La tactique de ceux qui veulent l’abolition complète de la féodalité se dessine. Ils disent à la Législative, que l’action contre-révolutionnaire des nobles et des prêtres réfractaires sera décisive dans les campagnes, si les paysans ne sont rattachés à la Révolution par la disparition immédiate du régime féodal.

Les paysans profitent habilement des embarras et des périls de la bourgeoisie révolutionnaire pour lui imposer, malgré ses répugnances, la destruction de toute la féodalité. À vrai dire, ils ne paraissent demander encore que des facilités plus grandes pour le rachat, mais le ton est, si je puis dire, plus haut que les paroles : et c’est l’abolition entière qu’au fond ils désirent et qu’ils commencent à espérer.

Le 4 janvier 1792, le district de Châteaubriand (Loire-Inférieure) adresse, à l’Assemblée législative, une pétition couverte de signatures, et, cette fois, c’est contre le rachat même que les cultivateurs s’élèvent :

« Faudra-t-il donc qu’un malheureux vassal vende une partie du petit héritage de ses pères ; pour soustraire l’autre à l’esclavage et à l’oppression ? Mais à qui pourra-t-il vendre cette portion de son patrimoine ? Aux soi-disant seigneurs, à ces anciens tyrans : eux seuls, par le remboursement des droits féodaux, vont être dépositaires de tout le numéraire de la France et en concentrer toutes les richesses.

« Par là, ils vont tripler leur orgueilleuse opulence, par là, ils vont étendre leurs possessions, et se rendre maîtres de toutes les propriétés ; par là, enfin, ils vont aggraver le joug de l’ancienne servitude, qui fit autrefois gémir nos pères et dont nous rougissons encore aujourd’hui. Tel est, Messieurs, le cri général, dont retentissent les campagnes et les villes du district de Châteaubriand, dont retentit la France entière. »

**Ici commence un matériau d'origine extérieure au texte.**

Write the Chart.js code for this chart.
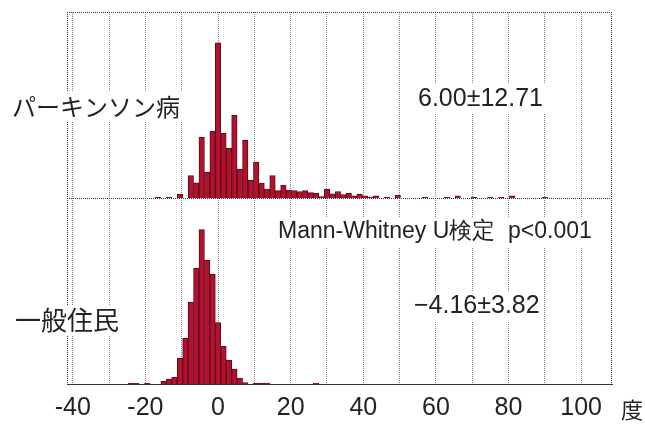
<!DOCTYPE html>
<html><head><meta charset="utf-8">
<script src="https://cdn.jsdelivr.net/npm/chart.js@4/dist/chart.umd.min.js"></script>
<style>html,body{margin:0;padding:0;background:#fff}#wrap{width:645px;height:424px;position:relative}</style>
</head><body><div id="wrap"><canvas id="c" width="645" height="424"></canvas></div>
<script>
// bin centers (degrees), bin width 1.5
const binCenters = [
  -24, -22.5, -21, -19.5, -18, -16.5, -15, -13.5, -12, -10.5,
  -9, -7.5, -6, -4.5, -3, -1.5, 0, 1.5, 3, 4.5,
  6, 7.5, 9, 10.5, 12, 13.5, 15, 16.5, 18, 19.5,
  21, 22.5, 24, 25.5, 27, 28.5, 30, 31.5, 33, 34.5,
  36, 37.5, 39, 40.5, 42, 43.5, 45, 46.5, 48, 49.5,
  51, 52.5, 54, 55.5, 57, 58.5, 60, 61.5, 63, 64.5,
  66, 67.5, 69, 70.5, 72, 73.5, 75, 76.5, 78, 79.5,
  81, 82.5, 84, 85.5, 87, 88.5, 90
];
// relative frequency, パーキンソン病
const parkinsonValues = [
  0, 0, 0, 0, 0, 0.3, 0, 0.4, 0, 2.0,
  0, 12.1, 8.2, 32.6, 13.9, 35.8, 83.4, 34.8, 26.7, 44.4,
  15.5, 31, 9.6, 19.3, 8, 4.8, 12, 4, 7, 4.3,
  4, 3.5, 4, 2.9, 2.7, 0.8, 4.8, 2.3, 3.5, 1.9,
  2.7, 1.1, 2.1, 1.1, 0.5, 1.1, 0, 0.5, 0, 1.6,
  0, 0, 0, 0, 0.3, 0, 0, 0, 0.3, 0,
  1.1, 0, 0, 0.3, 0, 0, 0.5, 0, 0.3, 0,
  1.1, 0, 0, 0, 0, 0, 0.4
];
// relative frequency, 一般住民
const generalValues = [
  0.4, 0.4, 0, 0.3, 0, 0, 1.4, 2.7, 3.7, 13.8,
  24.5, 44.1, 62.2, 83, 66.5, 59, 33, 20.2, 12.8, 8,
  3.2, 0.8, 0, 0.3, 0.3, 0.5, 0, 0, 0, 0,
  0, 0, 0, 0, 0.5, 0, 0, 0, 0, 0,
  0, 0, 0, 0, 0, 0, 0, 0, 0, 0,
  0, 0, 0, 0, 0, 0, 0, 0, 0, 0,
  0, 0, 0, 0, 0, 0, 0, 0, 0, 0,
  0, 0, 0, 0, 0, 0, 0
];
const xGridValues = [-40, -30, -20, -10, 0, 10, 20, 30, 40, 50, 60, 70, 80, 90, 100];
const xTickLabels = ['-40', '-20', '0', '20', '40', '60', '80', '100'];
const groupLabels = ['パーキンソン病', '一般住民'];
const statLabels = ['6.00±12.71', '−4.16±3.82'];
const testLabel = 'Mann-Whitney U検定  p<0.001';
const unitLabel = '度';

const toPoints = vals => binCenters.map((x, i) => ({x: x, y: vals[i]})).filter(p => p.y > 0);

const LATIN = "'Liberation Sans', Arial, sans-serif";
const CJK = "'Noto Sans CJK JP', 'Noto Sans', sans-serif";

const decorPlugin = {
  id: 'decor',
  afterDatasetsDraw(chart) {
    const ctx = chart.ctx, a = chart.chartArea;
    const yMid = chart.scales.yTop.getPixelForValue(0);
    ctx.save();
    ctx.strokeStyle = '#333';
    ctx.lineWidth = 1;
    ctx.setLineDash([1, 1]);
    ctx.beginPath();
    ctx.moveTo(a.left, Math.round(yMid) + 0.5); ctx.lineTo(a.right, Math.round(yMid) + 0.5);
    ctx.moveTo(a.left + 0.5, a.top); ctx.lineTo(a.left + 0.5, a.bottom);
    ctx.moveTo(a.right - 0.5, a.top); ctx.lineTo(a.right - 0.5, a.bottom);
    ctx.moveTo(a.left, a.top + 0.5); ctx.lineTo(a.right, a.top + 0.5);
    ctx.stroke();
    ctx.restore();
  },
  afterDraw(chart) {
    const ctx = chart.ctx;
    const items = [
      {t: groupLabels[0], x: 12, y: 107, f: '24px ' + CJK},
      {t: groupLabels[1], x: 15, y: 320, f: '26px ' + CJK},
      {t: statLabels[0], x: 418, y: 99, f: '25px ' + LATIN},
      {t: testLabel, x: 278, y: 232, f: '23px ' + LATIN},
      {t: statLabels[1], x: 414, y: 306, f: '25px ' + LATIN},
      {t: unitLabel, x: 621, y: 410, f: '22px ' + CJK}
    ];
    ctx.save();
    ctx.textBaseline = 'middle';
    ctx.textAlign = 'left';
    for (const it of items) {
      ctx.font = it.f;
      const w = ctx.measureText(it.t).width;
      ctx.fillStyle = '#fff';
      ctx.fillRect(it.x - 4, it.y - 15, w + 8, 30);
      ctx.fillStyle = '#222';
      ctx.fillText(it.t, it.x, it.y);
    }
    ctx.restore();
  }
};

const dsStyle = {
  grouped: false,
  backgroundColor: '#b2122f',
  borderColor: '#5e0a18',
  borderWidth: 1,
  barPercentage: 1,
  categoryPercentage: 1,
  borderSkipped: 'bottom'
};

new Chart(document.getElementById('c').getContext('2d'), {
  type: 'bar',
  data: {
    datasets: [
      Object.assign({label: groupLabels[0], data: toPoints(parkinsonValues), yAxisID: 'yTop'}, dsStyle),
      Object.assign({label: groupLabels[1], data: toPoints(generalValues), yAxisID: 'yBot'}, dsStyle)
    ]
  },
  options: {
    responsive: false,
    animation: false,
    devicePixelRatio: 1,
    layout: {padding: {left: 67, right: 33, top: 12, bottom: -9}},
    plugins: {legend: {display: false}, tooltip: {enabled: false}},
    scales: {
      x: {
        type: 'linear', min: -41.6, max: 108.5, offset: false,
        afterBuildTicks: axis => { axis.ticks = xGridValues.map(v => ({value: v})); },
        grid: {offset: false, color: 'rgba(110,110,110,0.8)', lineWidth: 1, drawTicks: false},
        border: {display: true, color: '#333', dash: [1, 1]},
        ticks: {
          autoSkip: false, maxRotation: 0, minRotation: 0, padding: 12, color: '#222',
          font: {family: LATIN, size: 25, lineHeight: 1},
          callback: v => xTickLabels.includes(String(v)) ? String(v) : ''
        }
      },
      yTop: {type: 'linear', position: 'left', stack: 'hist', stackWeight: 1, weight: 2, min: 0, max: 100, display: false},
      yBot: {type: 'linear', position: 'left', stack: 'hist', stackWeight: 1, weight: 1, min: 0, max: 100, display: false}
    }
  },
  plugins: [decorPlugin]
});
</script>
</body></html>
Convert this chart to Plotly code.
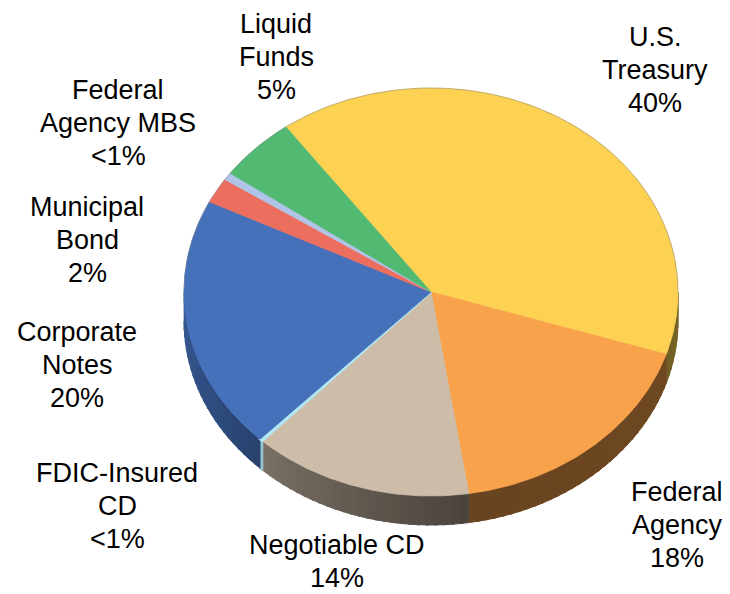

Voilà enfin que le point décisif est touché : et, cette fois encore, c’est de la Bretagne que part l’audacieuse parole de salut. La commune de la Capelle-Biron (Lot-et-Garonne) écrit, le 20 mars 1792, à la Législative :

« La rente et autres droits féodaux, conservés et déclarés rachetables, par le décret du 15 mars 1790, sanctionné le 28, seraient bien propres à provoquer la guerre civile, si l’Assemblée nationale ne prenait pas, dans sa sagesse, des mesures de modification tant sur le fonds de la rente que sur le mode du rachat décrété par l’Assemblée constituante.